## start EXTRACTED INFORMATION
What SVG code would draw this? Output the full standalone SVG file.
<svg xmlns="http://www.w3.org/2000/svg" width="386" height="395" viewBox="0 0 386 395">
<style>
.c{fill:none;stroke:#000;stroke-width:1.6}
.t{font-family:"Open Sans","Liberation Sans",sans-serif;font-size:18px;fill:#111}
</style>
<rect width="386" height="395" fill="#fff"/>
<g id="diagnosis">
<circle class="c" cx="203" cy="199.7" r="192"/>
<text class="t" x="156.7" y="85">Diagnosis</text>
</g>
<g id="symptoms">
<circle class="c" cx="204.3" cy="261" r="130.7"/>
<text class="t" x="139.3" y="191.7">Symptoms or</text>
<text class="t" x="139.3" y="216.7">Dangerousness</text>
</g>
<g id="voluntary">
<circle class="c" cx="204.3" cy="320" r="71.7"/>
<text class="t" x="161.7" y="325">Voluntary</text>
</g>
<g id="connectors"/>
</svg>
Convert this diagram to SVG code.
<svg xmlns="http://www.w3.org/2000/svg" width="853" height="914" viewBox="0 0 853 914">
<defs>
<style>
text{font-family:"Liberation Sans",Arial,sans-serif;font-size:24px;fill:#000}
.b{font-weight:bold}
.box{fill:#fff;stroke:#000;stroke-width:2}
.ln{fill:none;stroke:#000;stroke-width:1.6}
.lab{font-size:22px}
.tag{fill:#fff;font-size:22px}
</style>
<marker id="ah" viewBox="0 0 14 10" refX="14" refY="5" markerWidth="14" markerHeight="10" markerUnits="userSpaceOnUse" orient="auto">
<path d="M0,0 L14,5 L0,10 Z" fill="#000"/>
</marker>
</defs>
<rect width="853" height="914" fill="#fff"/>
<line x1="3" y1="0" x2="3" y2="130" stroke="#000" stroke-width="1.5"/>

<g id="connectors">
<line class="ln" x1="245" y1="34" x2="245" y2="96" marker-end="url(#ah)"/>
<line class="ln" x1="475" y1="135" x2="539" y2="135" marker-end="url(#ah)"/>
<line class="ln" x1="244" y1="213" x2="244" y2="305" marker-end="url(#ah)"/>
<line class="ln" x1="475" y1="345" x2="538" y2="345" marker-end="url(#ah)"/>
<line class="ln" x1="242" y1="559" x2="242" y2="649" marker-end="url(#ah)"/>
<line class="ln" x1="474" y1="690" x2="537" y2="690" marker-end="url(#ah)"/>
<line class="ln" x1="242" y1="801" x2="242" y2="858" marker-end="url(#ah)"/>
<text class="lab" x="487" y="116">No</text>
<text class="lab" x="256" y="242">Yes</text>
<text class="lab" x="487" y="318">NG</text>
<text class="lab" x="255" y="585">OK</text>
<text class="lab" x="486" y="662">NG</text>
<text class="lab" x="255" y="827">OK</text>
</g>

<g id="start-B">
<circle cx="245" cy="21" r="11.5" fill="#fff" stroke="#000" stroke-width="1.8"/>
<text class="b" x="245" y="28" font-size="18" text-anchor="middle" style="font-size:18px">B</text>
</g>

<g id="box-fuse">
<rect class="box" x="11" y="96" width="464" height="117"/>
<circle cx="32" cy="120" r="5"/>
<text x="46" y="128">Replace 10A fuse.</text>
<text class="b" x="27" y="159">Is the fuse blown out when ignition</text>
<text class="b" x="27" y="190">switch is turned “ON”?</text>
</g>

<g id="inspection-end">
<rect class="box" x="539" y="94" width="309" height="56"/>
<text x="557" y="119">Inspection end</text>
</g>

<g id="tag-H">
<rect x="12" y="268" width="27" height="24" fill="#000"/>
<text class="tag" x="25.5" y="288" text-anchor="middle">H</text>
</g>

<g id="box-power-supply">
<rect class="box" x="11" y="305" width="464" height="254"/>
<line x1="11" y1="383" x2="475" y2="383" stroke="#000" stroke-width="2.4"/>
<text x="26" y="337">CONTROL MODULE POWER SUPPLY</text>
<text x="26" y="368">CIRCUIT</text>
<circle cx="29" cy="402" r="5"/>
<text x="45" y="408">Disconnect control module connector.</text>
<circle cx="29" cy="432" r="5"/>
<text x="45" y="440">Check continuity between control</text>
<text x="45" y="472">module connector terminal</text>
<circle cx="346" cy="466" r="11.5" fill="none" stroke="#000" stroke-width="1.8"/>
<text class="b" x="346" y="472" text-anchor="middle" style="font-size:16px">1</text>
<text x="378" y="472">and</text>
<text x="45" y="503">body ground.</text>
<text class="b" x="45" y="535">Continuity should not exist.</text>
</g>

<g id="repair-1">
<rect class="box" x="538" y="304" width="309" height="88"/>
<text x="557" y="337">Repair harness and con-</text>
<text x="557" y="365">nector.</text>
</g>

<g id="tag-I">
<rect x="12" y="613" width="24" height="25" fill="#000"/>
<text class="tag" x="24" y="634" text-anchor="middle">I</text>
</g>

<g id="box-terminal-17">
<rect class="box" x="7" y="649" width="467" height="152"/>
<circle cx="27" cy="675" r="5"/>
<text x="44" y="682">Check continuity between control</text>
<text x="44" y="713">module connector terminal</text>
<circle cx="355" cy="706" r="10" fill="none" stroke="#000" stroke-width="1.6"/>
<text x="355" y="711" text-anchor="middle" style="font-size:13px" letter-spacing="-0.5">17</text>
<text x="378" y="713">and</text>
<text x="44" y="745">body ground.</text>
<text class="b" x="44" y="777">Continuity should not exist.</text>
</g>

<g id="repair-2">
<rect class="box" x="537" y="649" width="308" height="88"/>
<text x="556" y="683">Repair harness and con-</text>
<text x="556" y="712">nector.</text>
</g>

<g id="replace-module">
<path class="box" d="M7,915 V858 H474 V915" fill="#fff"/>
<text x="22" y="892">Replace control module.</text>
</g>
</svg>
## end EXTRACTED INFORMATION
◆ **EXERCISE TASK**: Repeat the data precisely, line by line.

◆ **EXERCISE ANSWER**:
What SVG code would draw this? Output the full standalone SVG file.
<svg xmlns="http://www.w3.org/2000/svg" width="386" height="395" viewBox="0 0 386 395">
<style>
.c{fill:none;stroke:#000;stroke-width:1.6}
.t{font-family:"Open Sans","Liberation Sans",sans-serif;font-size:18px;fill:#111}
</style>
<rect width="386" height="395" fill="#fff"/>
<g id="diagnosis">
<circle class="c" cx="203" cy="199.7" r="192"/>
<text class="t" x="156.7" y="85">Diagnosis</text>
</g>
<g id="symptoms">
<circle class="c" cx="204.3" cy="261" r="130.7"/>
<text class="t" x="139.3" y="191.7">Symptoms or</text>
<text class="t" x="139.3" y="216.7">Dangerousness</text>
</g>
<g id="voluntary">
<circle class="c" cx="204.3" cy="320" r="71.7"/>
<text class="t" x="161.7" y="325">Voluntary</text>
</g>
<g id="connectors"/>
</svg>
Convert this diagram to SVG code.
<svg xmlns="http://www.w3.org/2000/svg" width="853" height="914" viewBox="0 0 853 914">
<defs>
<style>
text{font-family:"Liberation Sans",Arial,sans-serif;font-size:24px;fill:#000}
.b{font-weight:bold}
.box{fill:#fff;stroke:#000;stroke-width:2}
.ln{fill:none;stroke:#000;stroke-width:1.6}
.lab{font-size:22px}
.tag{fill:#fff;font-size:22px}
</style>
<marker id="ah" viewBox="0 0 14 10" refX="14" refY="5" markerWidth="14" markerHeight="10" markerUnits="userSpaceOnUse" orient="auto">
<path d="M0,0 L14,5 L0,10 Z" fill="#000"/>
</marker>
</defs>
<rect width="853" height="914" fill="#fff"/>
<line x1="3" y1="0" x2="3" y2="130" stroke="#000" stroke-width="1.5"/>

<g id="connectors">
<line class="ln" x1="245" y1="34" x2="245" y2="96" marker-end="url(#ah)"/>
<line class="ln" x1="475" y1="135" x2="539" y2="135" marker-end="url(#ah)"/>
<line class="ln" x1="244" y1="213" x2="244" y2="305" marker-end="url(#ah)"/>
<line class="ln" x1="475" y1="345" x2="538" y2="345" marker-end="url(#ah)"/>
<line class="ln" x1="242" y1="559" x2="242" y2="649" marker-end="url(#ah)"/>
<line class="ln" x1="474" y1="690" x2="537" y2="690" marker-end="url(#ah)"/>
<line class="ln" x1="242" y1="801" x2="242" y2="858" marker-end="url(#ah)"/>
<text class="lab" x="487" y="116">No</text>
<text class="lab" x="256" y="242">Yes</text>
<text class="lab" x="487" y="318">NG</text>
<text class="lab" x="255" y="585">OK</text>
<text class="lab" x="486" y="662">NG</text>
<text class="lab" x="255" y="827">OK</text>
</g>

<g id="start-B">
<circle cx="245" cy="21" r="11.5" fill="#fff" stroke="#000" stroke-width="1.8"/>
<text class="b" x="245" y="28" font-size="18" text-anchor="middle" style="font-size:18px">B</text>
</g>

<g id="box-fuse">
<rect class="box" x="11" y="96" width="464" height="117"/>
<circle cx="32" cy="120" r="5"/>
<text x="46" y="128">Replace 10A fuse.</text>
<text class="b" x="27" y="159">Is the fuse blown out when ignition</text>
<text class="b" x="27" y="190">switch is turned “ON”?</text>
</g>

<g id="inspection-end">
<rect class="box" x="539" y="94" width="309" height="56"/>
<text x="557" y="119">Inspection end</text>
</g>

<g id="tag-H">
<rect x="12" y="268" width="27" height="24" fill="#000"/>
<text class="tag" x="25.5" y="288" text-anchor="middle">H</text>
</g>

<g id="box-power-supply">
<rect class="box" x="11" y="305" width="464" height="254"/>
<line x1="11" y1="383" x2="475" y2="383" stroke="#000" stroke-width="2.4"/>
<text x="26" y="337">CONTROL MODULE POWER SUPPLY</text>
<text x="26" y="368">CIRCUIT</text>
<circle cx="29" cy="402" r="5"/>
<text x="45" y="408">Disconnect control module connector.</text>
<circle cx="29" cy="432" r="5"/>
<text x="45" y="440">Check continuity between control</text>
<text x="45" y="472">module connector terminal</text>
<circle cx="346" cy="466" r="11.5" fill="none" stroke="#000" stroke-width="1.8"/>
<text class="b" x="346" y="472" text-anchor="middle" style="font-size:16px">1</text>
<text x="378" y="472">and</text>
<text x="45" y="503">body ground.</text>
<text class="b" x="45" y="535">Continuity should not exist.</text>
</g>

<g id="repair-1">
<rect class="box" x="538" y="304" width="309" height="88"/>
<text x="557" y="337">Repair harness and con-</text>
<text x="557" y="365">nector.</text>
</g>

<g id="tag-I">
<rect x="12" y="613" width="24" height="25" fill="#000"/>
<text class="tag" x="24" y="634" text-anchor="middle">I</text>
</g>

<g id="box-terminal-17">
<rect class="box" x="7" y="649" width="467" height="152"/>
<circle cx="27" cy="675" r="5"/>
<text x="44" y="682">Check continuity between control</text>
<text x="44" y="713">module connector terminal</text>
<circle cx="355" cy="706" r="10" fill="none" stroke="#000" stroke-width="1.6"/>
<text x="355" y="711" text-anchor="middle" style="font-size:13px" letter-spacing="-0.5">17</text>
<text x="378" y="713">and</text>
<text x="44" y="745">body ground.</text>
<text class="b" x="44" y="777">Continuity should not exist.</text>
</g>

<g id="repair-2">
<rect class="box" x="537" y="649" width="308" height="88"/>
<text x="556" y="683">Repair harness and con-</text>
<text x="556" y="712">nector.</text>
</g>

<g id="replace-module">
<path class="box" d="M7,915 V858 H474 V915" fill="#fff"/>
<text x="22" y="892">Replace control module.</text>
</g>
</svg>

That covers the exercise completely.